Columbia University agrees to settle its portion of a lawsuit filed for violation of an antitrust exemption. This decision comes two years after the lawsuit was initially filed, after increasing pressure from lawyers and the imminent threat of a growing settlement.
On Tuesday, Columbia and four other universities—Brown, Duke, Emory, and Yale—agreed to settle a 2022 lawsuit that claimed the institutions violated a former antitrust exemption by determining admissions results based on students’ financial backgrounds. Columbia University, among 16 other universities, was named a defendant in the lawsuit, filed in Illinois by eight former students.
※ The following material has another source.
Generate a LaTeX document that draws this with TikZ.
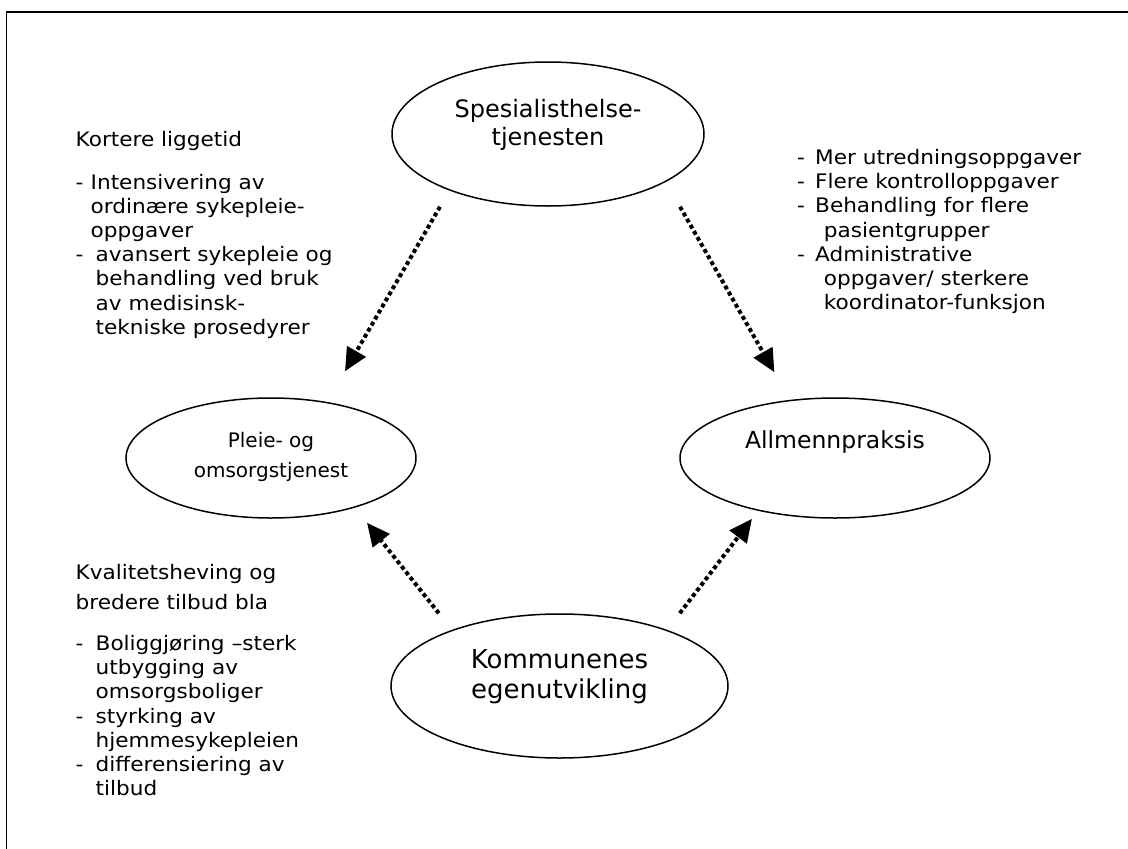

The class-action lawsuit claimed that the universities breached agreements to be need-blind when evaluating student admissions, violating the antitrust law exemption. In the process, the suit claimed, around 200,000 students over the past two decades have been overcharged as universities reduced financial aid given to students from working- and middle-class families.
The 17 universities were members of the 568 Presidents Group, a consortium of highly selective, need-blind institutions given a federal antitrust exemption in Section 568 of the 1994 Improving America’s Schools Act. According to the Federal Trade Commission, antitrust laws aim to increase competition, remove monopolies, and lower prices by prohibiting price-fixing practices. Through this exemption, need-blind institutions were able to share methods of calculating financial need for awarded student aid. The antitrust exemption expired in the fall of 2022 and the group disbanded in November 2022, after the lawsuit was filed.
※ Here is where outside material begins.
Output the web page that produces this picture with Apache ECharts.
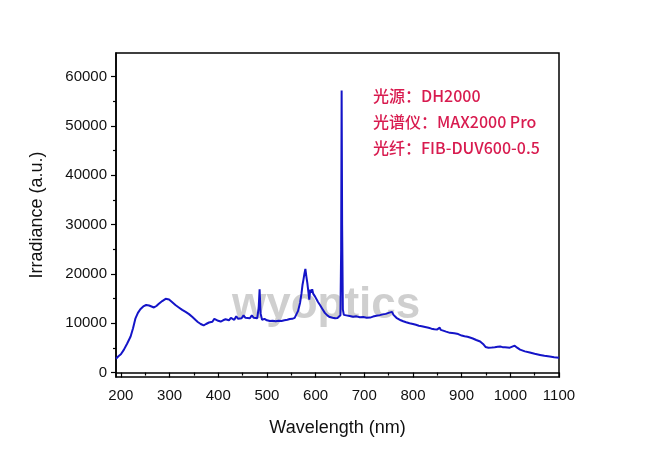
<!DOCTYPE html>
<html><head><meta charset="utf-8">
<script src="https://cdn.jsdelivr.net/npm/echarts@6/dist/echarts.min.js"></script>
<style>html,body{margin:0;padding:0;background:#fff}#c{width:650px;height:453px}</style>
</head><body><div id="c"></div>
<script>
const wavelength = [190,195,200,206,213,220,225,230,235,240,246,252,258,263,268,273,278,285,292,299,305,312,319,326,333,340,347,353,358,364,370,375,381,388,392,395,400,405,410,415,418,422,426,429,433,437,441,444,448,452,456,460,465,469,473,477,480,483,485,487,490,495,500,506,512,518,524,530,536,542,547,552,557,561,564,568,571,573,575,577,579,581,583,585,587,589,591,593,595,597,599,601,605,609,614,619,624,629,635,640,645,649,651,652.5,653.5,654.5,656,658,663,667,670,674,677,681,684,688,691,695,698,702,705,709,712,718,722,725,729,732,735,738,741,744,747,750,752,754,757,760,763,766,770,775,780,786,793,800,806,812,818,825,832,838,844,850,853,855,857,862,868,876,885,893,900,906,912,917,923,930,938,944,949,955,962,968,974,979,984,989,994,999,1004,1009,1014,1020,1030,1040,1050,1061,1070,1081,1090,1100];
const irradiance = [2800,3300,3700,4600,5900,7300,9000,11000,12100,12850,13400,13700,13600,13400,13200,13500,13950,14500,14950,14800,14300,13700,13200,12700,12300,11850,11250,10700,10250,9850,9550,9850,10150,10300,10900,10600,10500,10350,10600,10800,10900,10600,11100,11000,10700,11400,10900,11300,11000,11600,11100,11500,11000,11600,11100,10900,11000,13000,16900,12000,10700,10900,10600,10450,10500,10400,10500,10450,10600,10700,10850,10900,11100,11400,12500,14100,16000,17700,18800,20000,21000,19500,18200,16500,14800,16800,16200,16900,16000,15700,15400,15100,14300,13700,12900,12100,11600,11250,11100,11000,11050,11150,11600,25000,57200,30000,12800,11700,11600,11900,11450,11700,11300,11600,11400,11150,11200,11500,11250,11050,11100,11350,11150,11350,11700,11500,11850,11650,11950,11800,12100,11900,12250,12100,12500,12350,12300,11700,11400,11100,10900,10600,10400,10200,10000,9850,9700,9500,9400,9250,9100,8900,8800,8750,8700,9100,8650,8500,8300,8050,7950,7800,7500,7350,7250,7100,6900,6600,6300,5800,5200,5050,5100,5150,5250,5300,5150,5150,5100,5050,5250,5450,5050,4650,4300,4050,3800,3580,3400,3250,3120,3020];
const xMajorTicks = [200,300,400,500,600,700,800,900,1000,1100];
const xMinorTicks = [250,350,450,550,650,750,850,950,1050];
const yMajorTicks = [0,10000,20000,30000,40000,50000,60000];
const yMinorTicks = [5000,15000,25000,35000,45000,55000];
const notes = ['光源：DH2000','光谱仪：MAX2000 Pro','光纤：FIB-DUV600-0.5'];
const xTitle = 'Wavelength (nm)';
const yTitle = 'Irradiance (a.u.)';
const watermark = 'wyoptics';

const font = '"Liberation Sans", Arial, sans-serif';
const plain = v => String(v);
const chart = echarts.init(document.getElementById('c'));
const axisCommon = {axisLine:{show:true,lineStyle:{color:'#000',width:1.5}}, splitLine:{show:false}};
chart.setOption({
  animation:false,
  backgroundColor:'#fff',
  grid:{left:116,right:91,top:53,bottom:76,show:true,borderColor:'#000',borderWidth:1.5,backgroundColor:'transparent'},
  xAxis:[
    Object.assign({type:'value',min:190,max:1100,name:xTitle,nameLocation:'middle',nameGap:42,
      nameTextStyle:{fontFamily:font,fontSize:18,color:'#111'},
      axisTick:{show:true,customValues:xMajorTicks,length:5,lineStyle:{color:'#000',width:1.2}},
      axisLabel:{customValues:xMajorTicks,formatter:plain,fontFamily:font,fontSize:15,color:'#111',margin:11}},axisCommon),
    {type:'value',min:190,max:1100,position:'bottom',axisLine:{show:false},splitLine:{show:false},
      axisTick:{show:true,customValues:xMinorTicks,length:3,lineStyle:{color:'#000',width:1.2}},axisLabel:{show:false}}
  ],
  yAxis:[
    Object.assign({type:'value',min:-900,max:64800,name:yTitle,nameLocation:'middle',nameGap:70,nameRotate:90,
      nameTextStyle:{fontFamily:font,fontSize:18,color:'#111'},
      axisTick:{show:true,customValues:yMajorTicks,length:5,lineStyle:{color:'#000',width:1.2}},
      axisLabel:{customValues:yMajorTicks,formatter:plain,fontFamily:font,fontSize:15,color:'#111',margin:9}},axisCommon),
    {type:'value',min:-900,max:64800,position:'left',axisLine:{show:false},splitLine:{show:false},
      axisTick:{show:true,customValues:yMinorTicks,length:3,lineStyle:{color:'#000',width:1.2}},axisLabel:{show:false}}
  ],
  graphic:[
    {type:'text',left:232,top:284,z:0,zlevel:0,silent:true,style:{text:watermark,font:'bold 44px '+font,fill:'rgba(175,175,175,0.6)'}},
    {type:'text',left:373,top:88,z:10,style:{text:notes[0],font:'500 16px "Noto Sans CJK SC", sans-serif',fill:'#d81b4f'}},
    {type:'text',left:373,top:114,z:10,style:{text:notes[1],font:'500 16px "Noto Sans CJK SC", sans-serif',fill:'#d81b4f'}},
    {type:'text',left:373,top:140,z:10,style:{text:notes[2],font:'500 16px "Noto Sans CJK SC", sans-serif',fill:'#d81b4f'}}
  ],
  series:[{type:'line',xAxisIndex:0,yAxisIndex:0,showSymbol:false,z:5,
    data:wavelength.map((w,i)=>[w,irradiance[i]]),
    lineStyle:{color:'#1414c8',width:2}}]
});
</script></body></html>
Despite the 17 institutions named in the suit denying the claims, a Tuesday court filing listed the five universities as having agreed to settle the lawsuit by paying a collective $104.5 million. According to the Washington Post, many of these institutions claim “they did nothing wrong and insist the lawsuit is without merit.” By settling the case, universities hope to avoid further litigation.
According to a lawyer who spoke with the New York Times, settlement amounts were increased after each agreement in order to “exert pressure on non-settling defendants to reach agreement imminently or risk having to pay significantly more by waiting.” The University of Chicago was the first defendant to settle, agreeing to pay $13.5 million in August. Rice, settling in October, will pay $33.8 million. Among the remaining settled universities—Yale, Emory, Brown, Duke, and Vanderbilt—Columbia and Duke have agreed to pay the greatest amounts of $24 million each. In total, eight of the 17 named universities have agreed to settle. All of the institutions named in the lawsuit have previously attempted to have the suit dropped, all unsuccessfully.
The Washington Post states that the settlement amounts will be distributed as cash payments to “the entire class of affected undergraduate students,” including universities that have yet to settle.